The 7 July bombers attacked a London bus and three Tube trains
Two men, aged 23 and 30, were arrested shortly before 1300 GMT at Manchester Airport when they were due to catch a flight to Pakistan.
A third man, aged 26, was arrested at a house in Leeds shortly after 1600 GMT.
The men were held on suspicion of the commission, preparation, or instigation of acts of terrorism. Fifty-two people were killed by four bombers on 7 July.
Mohammad Sidique Khan, 30, Shehzad Tanweer, 22, and Germaine Lindsay, 19, detonated bombs on three Tube trains and Hasib Hussain, 18, attacked a bus.
Thursday's arrests are the first major ones since the attacks.
Two of the arrested men are at Paddington Green police station, central London, and the third is believed to be on his way there.
They will be interviewed by officers from the Metropolitan Police's Counter Terrorism Command.
Police are searching five homes in the Beeston area of Leeds
Searches are being carried out at five houses in the Beeston area of Leeds, West Yorkshire Police said.
The addresses are in Cardinal Road, Colwyn Road, Firth Mount, Tempest Road, and Rowland Place.
Home Secretary John Reid said the arrests were part of an "ongoing operation" into the events of 7 July.
He said: "The police will put all the appropriate information into the public domain."
Mr Reid added that it was important to avoid speculation.
Tanweer and Hussain had both been living in Beeston when the attacks were carried out and Khan grew up in Beeston.
Tanweer lived in Colwyn Road with his parents.
A flat and a separate business premises are also being searched in east London.
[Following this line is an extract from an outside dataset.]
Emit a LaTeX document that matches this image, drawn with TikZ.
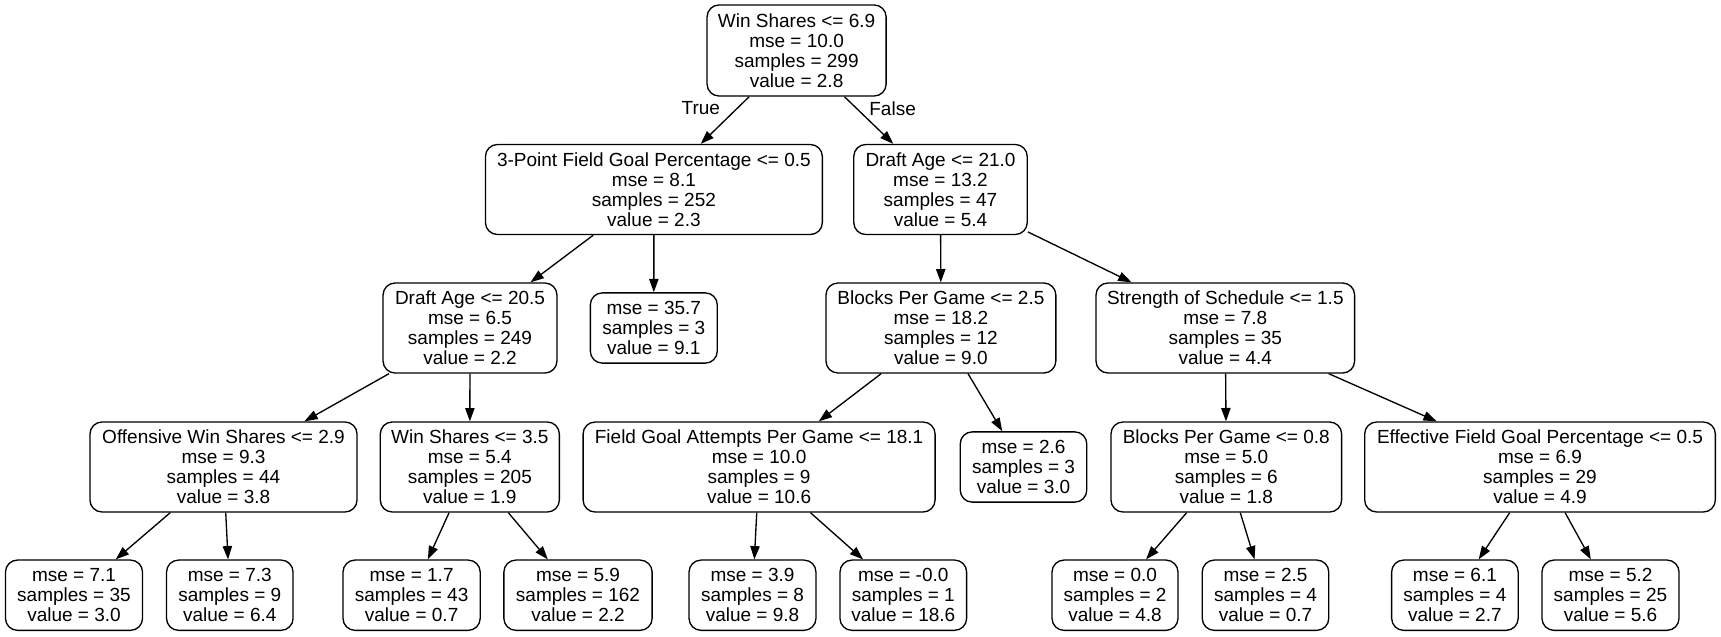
\documentclass[tikz,border=0pt]{standalone}
\usepackage{fontspec}
\setmainfont{Liberation Sans}
\usetikzlibrary{arrows.meta}
\begin{document}
\begin{tikzpicture}[x=0.75pt,y=-0.75pt,
  box/.style={draw=black, line width=1pt, rounded corners=9pt, align=center, inner sep=0pt, font=\fontsize{14.25}{15}\selectfont},
  inode/.style={box, minimum height=67.5pt},
  leaf/.style={box, minimum height=52.7pt},
  edge/.style={draw=black, line width=1pt, -{Triangle[length=10pt,width=7pt]}},
  elabel/.style={font=\fontsize{14.25}{15}\selectfont, inner sep=0pt}]
\useasboundingbox (0,0) rectangle (1721,636);
% level 0
\node[inode, minimum height=68.3pt, minimum width=134.3pt] (root) at (796.6,50.5) {Win Shares <= 6.9\\mse = 10.0\\samples = 299\\value = 2.8};
% level 1
\node[inode, minimum width=252.7pt] (A) at (653.9,189.5) {3-Point Field Goal Percentage <= 0.5\\mse = 8.1\\samples = 252\\value = 2.3};
\node[inode, minimum width=130.1pt] (B) at (940.5,189.5) {Draft Age <= 21.0\\mse = 13.2\\samples = 47\\value = 5.4};
% level 2
\node[inode, minimum width=130.4pt] (C) at (470,328) {Draft Age <= 20.5\\mse = 6.5\\samples = 249\\value = 2.2};
\node[leaf, minimum width=95.2pt] (D) at (653.8,328) {mse = 35.7\\samples = 3\\value = 9.1};
\node[inode, minimum width=172.4pt] (E) at (940.9,328) {Blocks Per Game <= 2.5\\mse = 18.2\\samples = 12\\value = 9.0};
\node[inode, minimum width=194pt] (F) at (1225.3,328) {Strength of Schedule <= 1.5\\mse = 7.8\\samples = 35\\value = 4.4};
% level 3
\node[inode, minimum width=200.3pt] (G) at (223.5,467) {Offensive Win Shares <= 2.9\\mse = 9.3\\samples = 44\\value = 3.8};
\node[inode, minimum width=134.3pt] (H) at (469.8,467) {Win Shares <= 3.5\\mse = 5.4\\samples = 205\\value = 1.9};
\node[inode, minimum width=264pt] (I) at (759.1,467) {Field Goal Attempts Per Game <= 18.1\\mse = 10.0\\samples = 9\\value = 10.6};
\node[leaf, minimum width=94.9pt] (J) at (1023.5,467) {mse = 2.6\\samples = 3\\value = 3.0};
\node[inode, minimum width=173pt] (K) at (1226.3,467) {Blocks Per Game <= 0.8\\mse = 5.0\\samples = 6\\value = 1.8};
\node[inode, minimum width=263pt] (L) at (1540,467) {Effective Field Goal Percentage <= 0.5\\mse = 6.9\\samples = 29\\value = 4.9};
% level 4 (leaves)
\node[leaf, minimum width=102.8pt] (L1) at (74,595.2) {mse = 7.1\\samples = 35\\value = 3.0};
\node[leaf, minimum width=94.9pt] (L2) at (229.8,595.2) {mse = 7.3\\samples = 9\\value = 6.4};
\node[leaf, minimum width=102.9pt] (L3) at (411.6,595.2) {mse = 1.7\\samples = 43\\value = 0.7};
\node[leaf, minimum width=111.2pt] (L4) at (578,595.2) {mse = 5.9\\samples = 162\\value = 2.2};
\node[leaf, minimum width=95.2pt] (L5) at (752.5,595.2) {mse = 3.9\\samples = 8\\value = 9.8};
\node[leaf, minimum width=95pt] (L6) at (903.3,595.2) {mse = -0.0\\samples = 1\\value = 18.6};
\node[leaf, minimum width=94.5pt] (L7) at (1115,595.2) {mse = 0.0\\samples = 2\\value = 4.8};
\node[leaf, minimum width=94.9pt] (L8) at (1265.5,595.2) {mse = 2.5\\samples = 4\\value = 0.7};
\node[leaf, minimum width=94.9pt] (L9) at (1454.9,595.2) {mse = 6.1\\samples = 4\\value = 2.7};
\node[leaf, minimum width=102.8pt] (L10) at (1610.5,595.2) {mse = 5.2\\samples = 25\\value = 5.6};
% edge labels
\node[elabel] (tlab) at (700.8,108.3) {True};
\node[elabel] (flab) at (892.6,108.3) {False};
% edges
\draw[edge] (root) -- (A);
\draw[edge] (root) -- (B);
\draw[edge] (A) -- (C);
\draw[edge] (A) -- (D);
\draw[edge] (B) -- (E);
\draw[edge] (B) -- (F);
\draw[edge] (C) -- (G);
\draw[edge] (C) -- (H);
\draw[edge] (E) -- (I);
\draw[edge] (E) -- (J);
\draw[edge] (F) -- (K);
\draw[edge] (F) -- (L);
\draw[edge] (G) -- (L1);
\draw[edge] (G) -- (L2);
\draw[edge] (H) -- (L3);
\draw[edge] (H) -- (L4);
\draw[edge] (I) -- (L5);
\draw[edge] (I) -- (L6);
\draw[edge] (K) -- (L7);
\draw[edge] (K) -- (L8);
\draw[edge] (L) -- (L9);
\draw[edge] (L) -- (L10);
\end{tikzpicture}
\end{document}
It is understood that the business is in Whitechapel and the flat in Bromley-by-Bow.
Scotland Yard said the arrests were part of a pre-planned, intelligence-led operation and also involved the West Yorkshire Police Counter Terrorism Unit.
Ch Supt Mark Milsom, of West Yorkshire Police, said it had not been a high profile operation and unarmed officers were carrying out the searches.
'No danger to public'
He said the searches may take "some time" but they were not expecting to find firearms or bomb-making equipment.
"There's no danger, as we know it, to the public at this time," he said.
Lord Carlile QC, the independent reviewer of terrorism legislation, said: "Anybody who imagined that this had simply been treated as four lone wolves, or a pack of wolves on 7 July 2005 was very wrong."
He said a "rigorous hunt" was going on for everyone connected with the attacks and nobody involved could "lie easy in their beds".
A Scotland Yard spokesman said: "Detectives have continued to pursue many lines of inquiry both here in the UK and overseas.
"This remains a painstaking investigation with a substantial amount of information being analysed and investigated.
"As we have said previously, we are determined to follow the evidence wherever it takes us to identify any other person who may have been involved, in any way, in the terrorist attacks.
"We need to know who else, apart from the bombers, knew what they were planning. Did anyone encourage them? Did anyone help them with money, or accommodation?"